Coach Kliff Kingsbury said the first padded day will be physical although there won't be any tackling to the ground. The team is only scheduled to be on the field 90 minutes, a shorter practice than what they will have going forward.

"It'll be here quick -- 28 days I think from today we will be in San Francisco," Kingsbury said of the season opener. "We have a lot of making up to do."


Kingsbury had "crowd noise" pumped in to practice Sunday during some of the work, although the coach said what the noise will ultimately sound like during games is a "work in progress."

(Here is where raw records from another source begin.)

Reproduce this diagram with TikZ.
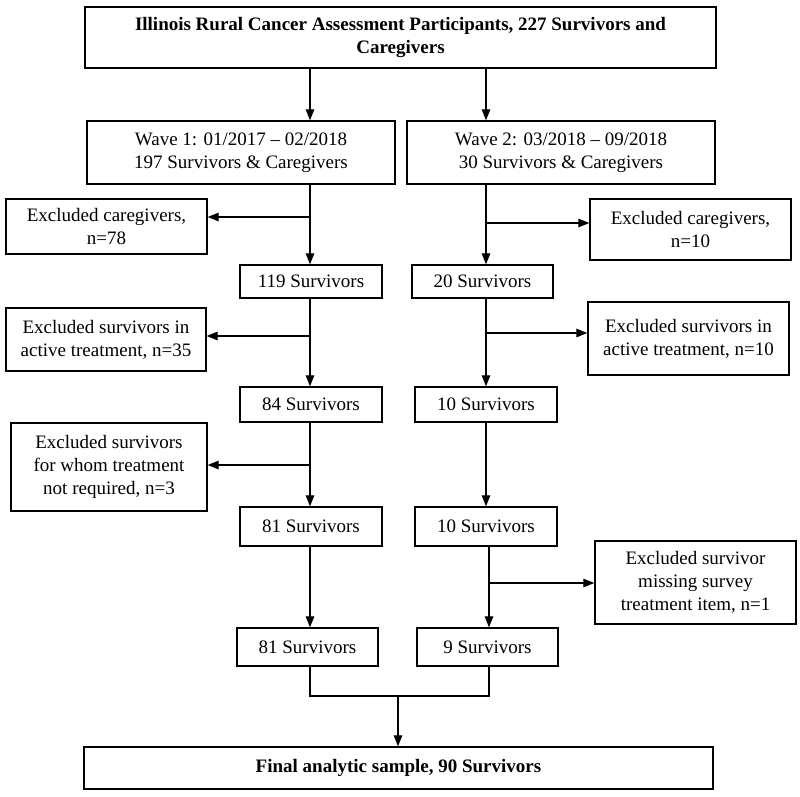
\documentclass[tikz,border=0pt]{standalone}
\usepackage{fontspec}
\setmainfont{Liberation Serif}
\usetikzlibrary{arrows.meta}
\begin{document}
\begin{tikzpicture}[x=1pt,y=-1pt,
  box/.style={draw, line width=1.3pt, align=center, inner sep=2pt,
    font=\fontsize{19}{23}\selectfont},
  arr/.style={line width=1.2pt, -{Triangle[length=11pt,width=8.5pt]}},
  ln/.style={line width=1.2pt}]
\useasboundingbox (0,0) rectangle (800,796);
\fill[white] (0,0) rectangle (800,796);
\node[box, minimum width=631pt, minimum height=61pt, font=\bfseries\fontsize{19}{23}\selectfont] (top) at (400.5,37.5) {Illinois Rural Cancer Assessment Participants, 227 Survivors and\\Caregivers};
\node[box, minimum width=308pt, minimum height=63pt] (w1) at (241,152.5) {Wave 1: 01/2017 – 02/2018\\197 Survivors \& Caregivers};
\node[box, minimum width=308pt, minimum height=63pt] (w2) at (561,152.5) {Wave 2: 03/2018 – 09/2018\\30 Survivors \& Caregivers};
\node[box, minimum width=201pt, minimum height=55pt] (exc1) at (106.5,226.5) {Excluded caregivers,\\n=78};
\node[box, minimum width=201pt, minimum height=61pt] (exc2) at (690.5,229.5) {Excluded caregivers,\\n=10};
\node[box, minimum width=142pt, minimum height=33pt] (s119) at (311,281.5) {119 Survivors};
\node[box, minimum width=141pt, minimum height=33pt] (s20) at (482.5,281.5) {20 Survivors};
\node[box, minimum width=200pt, minimum height=63pt] (exc3) at (106,339.5) {Excluded survivors in\\active treatment, n=35};
\node[box, minimum width=201pt, minimum height=73pt] (exc4) at (688.5,338.5) {Excluded survivors in\\active treatment, n=10};
\node[box, minimum width=142pt, minimum height=35pt] (s84) at (311,404.5) {84 Survivors};
\node[box, minimum width=142pt, minimum height=35pt] (s10a) at (486,404.5) {10 Survivors};
\node[box, minimum width=196pt, minimum height=88pt] (exc5) at (109,467) {Excluded survivors\\for whom treatment\\not required, n=3};
\node[box, minimum width=142pt, minimum height=39pt] (s81a) at (311,526.5) {81 Survivors};
\node[box, minimum width=142pt, minimum height=39pt] (s10b) at (486,526.5) {10 Survivors};
\node[box, minimum width=201pt, minimum height=83pt] (exc6) at (695.5,582.5) {Excluded survivor\\missing survey\\treatment item, n=1};
\node[box, minimum width=141pt, minimum height=38pt] (s81b) at (307.5,647) {81 Survivors};
\node[box, minimum width=141pt, minimum height=38pt] (s9) at (487.5,647) {9 Survivors};
\node[box, minimum width=629pt, minimum height=42pt, font=\bfseries\fontsize{19}{23}\selectfont] (final) at (398.5,768) {Final analytic sample, 90 Survivors};
% columns
\coordinate (cL) at (310,0);
\coordinate (cR) at (486,0);
\coordinate (cR2) at (489,0);
\draw[arr] (top.south -| cL) -- (w1.north -| cL);
\draw[arr] (top.south -| cR) -- (w2.north -| cR);
\draw[arr] (w1.south -| cL) -- (s119.north -| cL);
\draw[arr] (w2.south -| cR) -- (s20.north -| cR);
\coordinate (b1) at (310,217);
\draw[arr] (b1) -- (b1 -| exc1.east);
\coordinate (b2) at (486,223);
\draw[arr] (b2) -- (b2 -| exc2.west);
\draw[arr] (s119.south -| cL) -- (s84.north -| cL);
\draw[arr] (s20.south -| cR) -- (s10a.north -| cR);
\coordinate (b3) at (310,336);
\draw[arr] (b3) -- (b3 -| exc3.east);
\coordinate (b4) at (486,333);
\draw[arr] (b4) -- (b4 -| exc4.west);
\draw[arr] (s84.south -| cL) -- (s81a.north -| cL);
\draw[arr] (s10a.south -| cR) -- (s10b.north -| cR);
\coordinate (b5) at (310,465);
\draw[arr] (b5) -- (b5 -| exc5.east);
\draw[arr] (s81a.south -| cL) -- (s81b.north -| cL);
\draw[arr] (s10b.south -| cR2) -- (s9.north -| cR2);
\coordinate (b6) at (489,583);
\draw[arr] (b6) -- (b6 -| exc6.west);
\coordinate (j) at (398,696);
\draw[ln] (s81b.south -| cL) -- (cL |- j) -- (cR2 |- j) -- (s9.south -| cR2);
\draw[arr] (j) -- (final.north -| j);
\end{tikzpicture}
\end{document}
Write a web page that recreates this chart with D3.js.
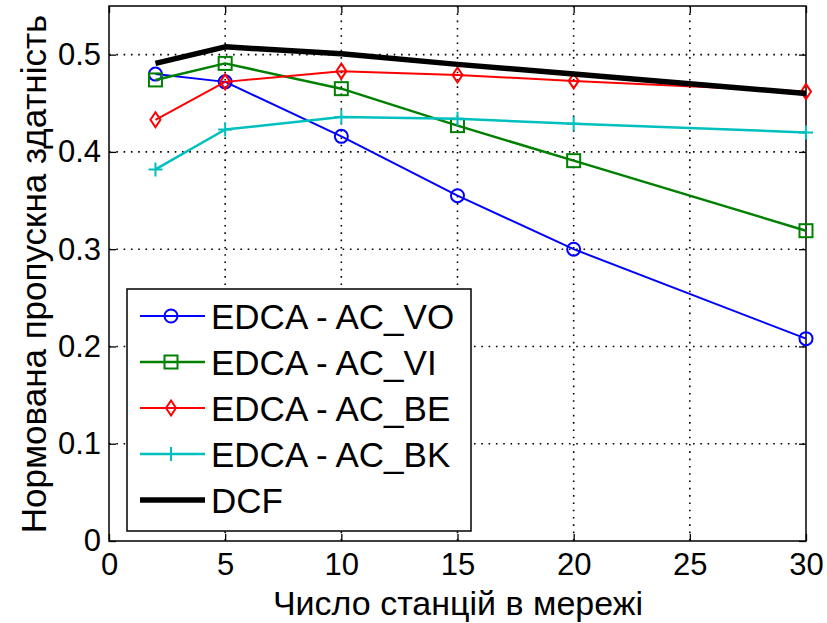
<!DOCTYPE html>
<html>
<head>
<meta charset="utf-8">
<script src="https://cdn.jsdelivr.net/npm/d3@7"></script>
<style>
  body { margin: 0; background: #fff; }
  text { font-family: "Liberation Sans", Arial, Helvetica, sans-serif; fill: #000; }
</style>
</head>
<body>
<div class="chart"></div>
<script>
var svgWidth = 827;
var svgHeight = 623;

var margin = { top: 6, right: 21, bottom: 82, left: 109 };
var width = svgWidth - margin.left - margin.right;
var height = svgHeight - margin.top - margin.bottom;

// data
var stations = [2, 5, 10, 15, 20, 30];
var acVO = [0.480, 0.472, 0.416, 0.355, 0.300, 0.208];
var acVI = [0.474, 0.491, 0.465, 0.427, 0.391, 0.319];
var acBE = [0.433, 0.472, 0.483, 0.479, 0.473, 0.462];
var acBK = [0.382, 0.423, 0.436, 0.434, 0.429, 0.420];
var dcf = [0.491, 0.508, 0.501, 0.490, 0.480, 0.460];

var seriesNames = ["EDCA - AC_VO", "EDCA - AC_VI", "EDCA - AC_BE", "EDCA - AC_BK", "DCF"];
var xTicks = [0, 5, 10, 15, 20, 25, 30];
var yTicks = [0, 0.1, 0.2, 0.3, 0.4, 0.5];

var series = [
    { name: seriesNames[0], values: acVO, color: "#0000ff", marker: "circle", lw: 2 },
    { name: seriesNames[1], values: acVI, color: "#008000", marker: "square", lw: 2.5 },
    { name: seriesNames[2], values: acBE, color: "#ff0000", marker: "diamond", lw: 2 },
    { name: seriesNames[3], values: acBK, color: "#00bfbf", marker: "plus", lw: 2.5 },
    { name: seriesNames[4], values: dcf, color: "#000000", marker: null, lw: 5.5 }
];

var svg = d3.select(".chart")
    .append("svg")
    .attr("width", svgWidth)
    .attr("height", svgHeight);

svg.append("rect").attr("width", svgWidth).attr("height", svgHeight).attr("fill", "#fff");

var chartGroup = svg.append("g")
    .attr("transform", `translate(${margin.left}, ${margin.top})`);

var xScale = d3.scaleLinear().domain([0, 30]).range([0, width]);
var yScale = d3.scaleLinear().domain([0, 0.55]).range([height, 0]);

// dotted grid
chartGroup.append("g")
    .selectAll("line")
    .data(xTicks.slice(1, -1))
    .enter()
    .append("line")
    .attr("x1", d => xScale(d)).attr("x2", d => xScale(d))
    .attr("y1", 0).attr("y2", height)
    .attr("stroke", "#000").attr("stroke-width", 1.6)
    .attr("stroke-dasharray", "1.6,5.7");

chartGroup.append("g")
    .selectAll("line")
    .data(yTicks.slice(1))
    .enter()
    .append("line")
    .attr("y1", d => yScale(d)).attr("y2", d => yScale(d))
    .attr("x1", 0).attr("x2", width)
    .attr("stroke", "#000").attr("stroke-width", 1.6)
    .attr("stroke-dasharray", "1.6,5.7");

// axes
var bottomAxis = d3.axisBottom(xScale).tickValues(xTicks).tickSizeInner(-7).tickSizeOuter(0).tickPadding(12);
var leftAxis = d3.axisLeft(yScale).tickValues(yTicks).tickSizeInner(-7).tickSizeOuter(0).tickPadding(8)
    .tickFormat(d => d === 0 ? "0" : d3.format(".1f")(d));
var topAxis = d3.axisTop(xScale).tickValues(xTicks).tickSizeInner(-7).tickSizeOuter(0).tickFormat("");
var rightAxis = d3.axisRight(yScale).tickValues(yTicks).tickSizeInner(-7).tickSizeOuter(0).tickFormat("");

function styleAxis(g) {
    g.select(".domain").remove();
    g.selectAll("line").attr("stroke", "#000").attr("stroke-width", 1.3);
    g.selectAll("text").attr("font-size", 31).attr("font-family", null);
}

chartGroup.append("g").attr("transform", `translate(0, ${height})`).call(bottomAxis).call(styleAxis);
chartGroup.append("g").call(leftAxis).call(styleAxis);
chartGroup.append("g").call(topAxis).call(styleAxis);
chartGroup.append("g").attr("transform", `translate(${width}, 0)`).call(rightAxis).call(styleAxis);

chartGroup.append("rect")
    .attr("width", width).attr("height", height)
    .attr("fill", "none").attr("stroke", "#000").attr("stroke-width", 1.5);

// lines
var line = d3.line()
    .x((d, i) => xScale(stations[i]))
    .y(d => yScale(d));

function drawMarker(g, type, color) {
    if (type === "circle") {
        g.append("circle").attr("r", 6.5).attr("fill", "none").attr("stroke", color).attr("stroke-width", 2);
    } else if (type === "square") {
        g.append("rect").attr("x", -6.5).attr("y", -6.5).attr("width", 13).attr("height", 13)
            .attr("fill", "none").attr("stroke", color).attr("stroke-width", 2);
    } else if (type === "diamond") {
        g.append("path").attr("d", "M0,-7.5L5,0L0,7.5L-5,0Z")
            .attr("fill", "none").attr("stroke", color).attr("stroke-width", 2);
    } else if (type === "plus") {
        g.append("path").attr("d", "M-7,0H7M0,-7V7")
            .attr("fill", "none").attr("stroke", color).attr("stroke-width", 2);
    }
}

series.forEach(function(s) {
    chartGroup.append("path")
        .datum(s.values)
        .attr("d", line)
        .attr("fill", "none")
        .attr("stroke", s.color)
        .attr("stroke-width", s.lw)
        .attr("stroke-linejoin", "round");
    if (s.marker) {
        s.values.forEach(function(v, i) {
            var g = chartGroup.append("g")
                .attr("transform", `translate(${xScale(stations[i])}, ${yScale(v)})`);
            drawMarker(g, s.marker, s.color);
        });
    }
});

// legend
var legend = svg.append("g").attr("transform", "translate(127, 289)");
legend.append("rect")
    .attr("width", 344).attr("height", 242)
    .attr("fill", "#fff").attr("stroke", "#000").attr("stroke-width", 1.5);

series.forEach(function(s, i) {
    var row = legend.append("g").attr("transform", `translate(0, ${27 + i * 46})`);
    row.append("line")
        .attr("x1", 13).attr("x2", 78)
        .attr("stroke", s.color).attr("stroke-width", s.lw);
    if (s.marker) {
        drawMarker(row.append("g").attr("transform", "translate(44, 0)"), s.marker, s.color);
    }
    row.append("text")
        .attr("x", 84).attr("y", 12.5)
        .attr("font-size", 35)
        .text(s.name);
});

// axis titles
svg.append("text")
    .attr("x", 458)
    .attr("y", 615)
    .attr("text-anchor", "middle")
    .attr("font-size", 34)
    .text("Число станцій в мережі");

svg.append("text")
    .attr("transform", `translate(46, 274) rotate(-90)`)
    .attr("text-anchor", "middle")
    .attr("font-size", 35)
    .text("Нормована пропускна здатність");
</script>
</body>
</html>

"Uncharted territory for all of us, those guys at NFL headquarters included," Kingsbury said. "I think there will be some experimentation and it may go on into the season a little bit. But there will be some form of noise and we just want to be prepared for it and practice for it as much as we are able to."


Humphries was flagged 13 times last season, tied for sixth-most in the league for any one player. Eight of the flags came during the play, but five were false starts – something Humphries is working to fix.

"That was one of the biggest things I wanted to work on in the offseason was cutting down on the penalties," Humphries said. "Some of my penalties are never going to go away. I'm never going to get to the point where, I'm trying to figure out a way to grab this guy in a safe way, I'm getting to the point where I am trying to make plays. If they throw the flag, they throw the flag. I'm never going to be hesitant.

"Staying onsides is something I can control, and that's the main thing I am focusing on. The pre-snap penalties and self-inflicted penalties."


Wide receiver DeAndre Hopkins didn't practice Sunday, and Kingsbury said it was precautionary because of some left hamstring tightness.